In particular it does not calculate all result rows for a query up front (that wouldn't be very 'Lite') but instead calculates the next matching row as you ask for it.

That sounds like SQL cursors?

rogerbinns · on Jan 14, 2012

If you squint really hard you could make that case, but in SQLite they are really not the same. You cannot use SQL syntax and you can't do other operations on cursors other than read the columns for the matching row.

Virtually all other database engines calculate the query results up front. It is more effective in their implementations to do it that way. For example they will also calls to ask how many rows remain in the results. SQLite has no such API and the only way to find out is to actually retrieve each result row.

stcredzero · on Jan 12, 2012

All the points are valid but they are peculiar to Java, not to all managed high-level languages. C#/.NET, for example, have unsigned types, value-type arrays and structs, memory mapped files and specialized collections.

I heard about related stuff happening while I was working at a Smalltalk vendor. The programmer who was implementing the network cryptography library would just call up the VM engineer and ask for goodies like support for large bit arrays, and he'd get them in for the next VM release. The programmer was able to beat some of RSA data security's (poorly implemented) reference DLL's written in C by 3% with a Smalltalk program.

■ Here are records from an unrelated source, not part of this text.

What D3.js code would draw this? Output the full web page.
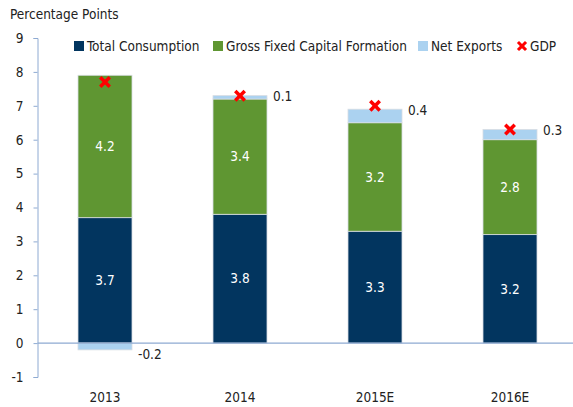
<!DOCTYPE html>
<html>
<head>
<meta charset="utf-8">
<script src="https://cdn.jsdelivr.net/npm/d3@7"></script>
<style>
  html, body { margin: 0; padding: 0; background: #fff; }
  svg text { font-family: "DejaVu Sans Condensed", "Liberation Sans Narrow", sans-serif; font-stretch: condensed; fill: #222; }
</style>
</head>
<body>
<svg id="chart" width="573" height="407"></svg>
<script>
// Contributions to GDP growth, percentage points
const years = ["2013", "2014", "2015E", "2016E"];
const consumption = [3.7, 3.8, 3.3, 3.2];
const capitalFormation = [4.2, 3.4, 3.2, 2.8];
const netExports = [-0.2, 0.1, 0.4, 0.3];
const gdp = [7.7, 7.3, 7.0, 6.3];
const yTicks = [-1, 0, 1, 2, 3, 4, 5, 6, 7, 8, 9];

const colors = {
  consumption: "#02355f",
  capital: "#5f9632",
  exports: "#abd2f0",
  gdp: "#ff0000",
  axis: "#8eaad2"
};

const FS = 13.5;
// plain hyphen for negatives
const fmt1 = v => d3.format(".1f")(v).replace("\u2212", "-");

const svg = d3.select("#chart");
const left = 37.5;

const x = d3.scaleBand().domain(years).range([37.5, 577.5]).paddingInner(0.6).paddingOuter(0.3);
const y = d3.scaleLinear().domain([-1, 9]).range([377, 38]);

// Axes
const yAxis = d3.axisLeft(y).tickValues(yTicks).tickSize(4).tickPadding(10)
  .tickFormat(d => String(d));
const gy = svg.append("g").attr("transform", `translate(${left},0)`).call(yAxis);
gy.select(".domain").attr("stroke", colors.axis);
gy.selectAll(".tick line").attr("stroke", colors.axis);
gy.selectAll(".tick text").attr("font-size", FS).attr("font-family", null).style("fill", "#222");

// Stack segments
const segs = [];
years.forEach((yr, i) => {
  segs.push({ yr, y0: 0, y1: consumption[i], c: colors.consumption, v: consumption[i] });
  const top = consumption[i] + capitalFormation[i];
  segs.push({ yr, y0: consumption[i], y1: top, c: colors.capital, v: capitalFormation[i] });
  if (netExports[i] >= 0) {
    segs.push({ yr, y0: top, y1: top + netExports[i], c: colors.exports, v: netExports[i], ext: true });
  } else {
    segs.push({ yr, y0: netExports[i], y1: 0, c: colors.exports, v: netExports[i], ext: true });
  }
});

svg.append("g").selectAll("rect").data(segs).join("rect")
  .attr("x", d => x(d.yr))
  .attr("width", x.bandwidth())
  .attr("y", d => y(d.y1))
  .attr("height", d => y(d.y0) - y(d.y1))
  .attr("fill", d => d.c)
  .attr("stroke", "#d8dde3")
  .attr("stroke-width", 0.8);

// Zero line
svg.append("line")
  .attr("x1", left).attr("x2", 573)
  .attr("y1", y(0)).attr("y2", y(0))
  .attr("stroke", colors.axis).attr("stroke-width", 1.2);

// Labels inside bars
svg.append("g").selectAll("text").data(segs.filter(d => !d.ext)).join("text")
  .attr("x", d => x(d.yr) + x.bandwidth() / 2)
  .attr("y", d => (y(d.y0) + y(d.y1)) / 2)
  .attr("dy", "0.35em")
  .attr("text-anchor", "middle")
  .attr("font-size", FS)
  .style("fill", "#fff")
  .text(d => fmt1(d.v));

// Net export labels beside bars
svg.append("g").selectAll("text").data(segs.filter(d => d.ext)).join("text")
  .attr("x", d => x(d.yr) + x.bandwidth() + 6)
  .attr("y", d => d.v < 0 ? y(d.y0) + 4 : y(d.y1) + 1)
  .attr("dy", "0.35em")
  .attr("font-size", FS)
  .text(d => fmt1(d.v));

// GDP markers
const cross = "M-6,-3.5 L-3.5,-6 L0,-2.5 L3.5,-6 L6,-3.5 L2.5,0 L6,3.5 L3.5,6 L0,2.5 L-3.5,6 L-6,3.5 L-2.5,0 Z";
svg.append("g").selectAll("path").data(years).join("path")
  .attr("d", cross)
  .attr("transform", (d, i) => `translate(${x(d) + x.bandwidth() / 2},${y(gdp[i])})`)
  .attr("fill", colors.gdp);

// X labels
svg.append("g").selectAll("text").data(years).join("text")
  .attr("x", d => x(d) + x.bandwidth() / 2)
  .attr("y", 397)
  .attr("dy", "0.35em")
  .attr("text-anchor", "middle")
  .attr("font-size", FS)
  .text(d => d);

// Unit title
svg.append("text").attr("x", 10).attr("y", 14).attr("dy", "0.35em")
  .attr("font-size", FS).text("Percentage Points");

// Legend
const legend = [
  { label: "Total Consumption", c: colors.consumption, x: 74 },
  { label: "Gross Fixed Capital Formation", c: colors.capital, x: 213 },
  { label: "Net Exports", c: colors.exports, x: 418 },
  { label: "GDP", c: colors.gdp, x: 517, cross: true }
];
const lg = svg.append("g").selectAll("g").data(legend).join("g")
  .attr("transform", d => `translate(${d.x},46)`);
lg.filter(d => !d.cross).append("rect")
  .attr("x", 0).attr("y", -5).attr("width", 10).attr("height", 10).attr("fill", d => d.c);
lg.filter(d => d.cross).append("path")
  .attr("d", cross).attr("transform", "translate(5,0) scale(0.85)").attr("fill", d => d.c);
lg.append("text").attr("x", 13).attr("dy", "0.35em").attr("font-size", FS).text(d => d.label);
</script>
</body>
</html>
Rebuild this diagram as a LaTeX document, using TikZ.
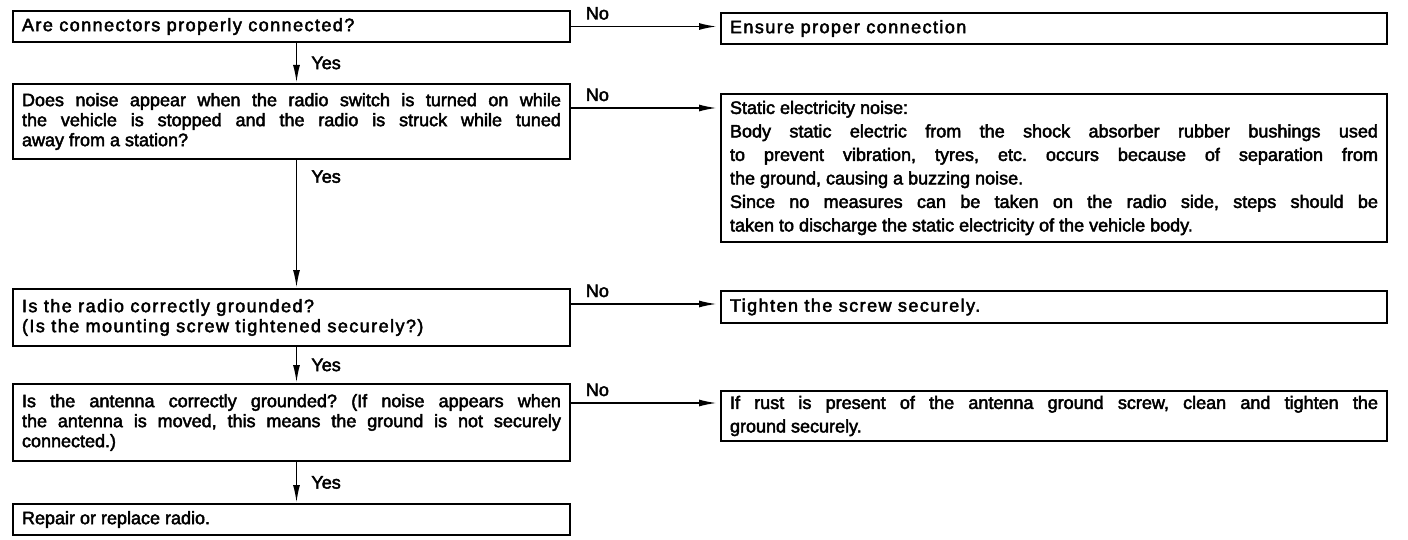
\documentclass[tikz,border=0pt]{standalone}
\usepackage{fontspec}
\setmainfont[FakeBold=2.5]{Liberation Sans}
\newfontfamily\widefont[FakeBold=2.5, LetterSpace=8]{Liberation Sans}
\usetikzlibrary{arrows.meta}

\tikzset{
  qbox/.style={draw, line width=2pt, anchor=north west, inner xsep=9pt, inner ysep=0pt,
    text width=539pt, align=justify, font=\fontsize{18}{20}\selectfont\frenchspacing},
  abox/.style={qbox, text width=648pt, font=\fontsize{18}{23.5}\selectfont\frenchspacing},
  spaced/.style={font=\widefont\fontsize{18}{20}\selectfont},
  arr/.style={-{Latex[length=18pt, width=7pt]}, line width=1.8pt},
  nolabel/.style={anchor=base west, inner sep=0pt, xshift=14pt, yshift=7pt, font=\fontsize{18}{20}\selectfont},
  yeslabel/.style={anchor=west, inner sep=0pt, xshift=14pt, font=\fontsize{18}{20}\selectfont}
}

\begin{document}
\begin{tikzpicture}[x=1pt, y=-1pt]
  \useasboundingbox [fill=white] (0, 0) rectangle (1408, 540);

  % questions, left column
  \node [qbox, spaced, minimum height=31pt] (q1) at (12, 10) {Are connectors properly connected?};
  \node [qbox, minimum height=75pt] (q2) at (12, 83)
  {Does noise appear when the radio switch is turned on while\linebreak
   the vehicle is stopped and the radio is struck while tuned\linebreak
   away from a station?};
  \node [qbox, spaced, minimum height=57pt] (q3) at (12, 288)
  {Is the radio correctly grounded?\\(Is the mounting screw tightened securely?)};
  \node [qbox, minimum height=77pt] (q4) at (12, 383)
  {Is the antenna correctly grounded? (If noise appears when\linebreak
   the antenna is moved, this means the ground is not securely\linebreak
   connected.)};
  \node [qbox, minimum height=31pt] (q5) at (12, 503) {Repair or replace radio.};

  % answers, right column
  \node [abox, spaced, minimum height=31pt] (a1) at (720, 12) {Ensure proper connection};
  \node [abox, minimum height=148pt] (a2) at (720, 93)
  {Static electricity noise:\\
   Body static electric from the shock absorber rubber bushings used\linebreak
   to prevent vibration, tyres, etc. occurs because of separation from\linebreak
   the ground, causing a buzzing noise.\\
   Since no measures can be taken on the radio side, steps should be\linebreak
   taken to discharge the static electricity of the vehicle body.};
  \node [abox, spaced, minimum height=32pt] (a3) at (720, 290) {Tighten the screw securely.};
  \node [abox, minimum height=50pt] (a4) at (720, 390)
  {If rust is present of the antenna ground screw, clean and tighten the\linebreak
   ground securely.};

  % No branches
  \coordinate (n2) at ([yshift=-25pt]q2.north east);
  \coordinate (n3) at ([yshift=-16pt]q3.north east);
  \coordinate (n4) at ([yshift=-20pt]q4.north east);
  \draw [arr, shorten >=3pt] (q1.east) -- (q1.east -| a1.west) node [nolabel, pos=0] {No};
  \draw [arr, shorten >=3pt] (n2) -- (n2 -| a2.west) node [nolabel, pos=0] {No};
  \draw [arr, shorten >=3pt] (n3) -- (n3 -| a3.west) node [nolabel, pos=0] {No};
  \draw [arr, shorten >=3pt] (n4) -- (n4 -| a4.west) node [nolabel, pos=0] {No};

  % Yes branches
  \draw [arr] ([xshift=5pt]q1.south) -- ([xshift=5pt]q2.north) node [yeslabel, midway] {Yes};
  \draw [arr] ([xshift=5pt]q2.south) -- ([xshift=5pt]q3.north) node [yeslabel, pos=0.13] {Yes};
  \draw [arr] ([xshift=5pt]q3.south) -- ([xshift=5pt]q4.north) node [yeslabel, midway] {Yes};
  \draw [arr] ([xshift=5pt]q4.south) -- ([xshift=5pt]q5.north) node [yeslabel, midway] {Yes};
\end{tikzpicture}
\end{document}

In the Smalltalk environments, it's easy to implement "primitives" coded in C, just in case you weren't internal to the vendor. With open VMs like Squeak, you can add your own bytecode to support optimizations if you want to.

zokier · on Jan 12, 2012

Slightly offtopic, but I wonder how much overhead in those benchmarks comes from calling native code from .NET runtime? An interesting data point could be benchmarking equivalent implementation in C or C++, avoiding the overhead of native-managed transition.

ot · on Jan 13, 2012

In my experience, interfacing native code via C++/CLI has negligible overhead, unless arguments are big and complex data types, which have to be converted to .NET types.

Otherwise, unsafe regions have practically zero overhead, and they are close enough to the metal.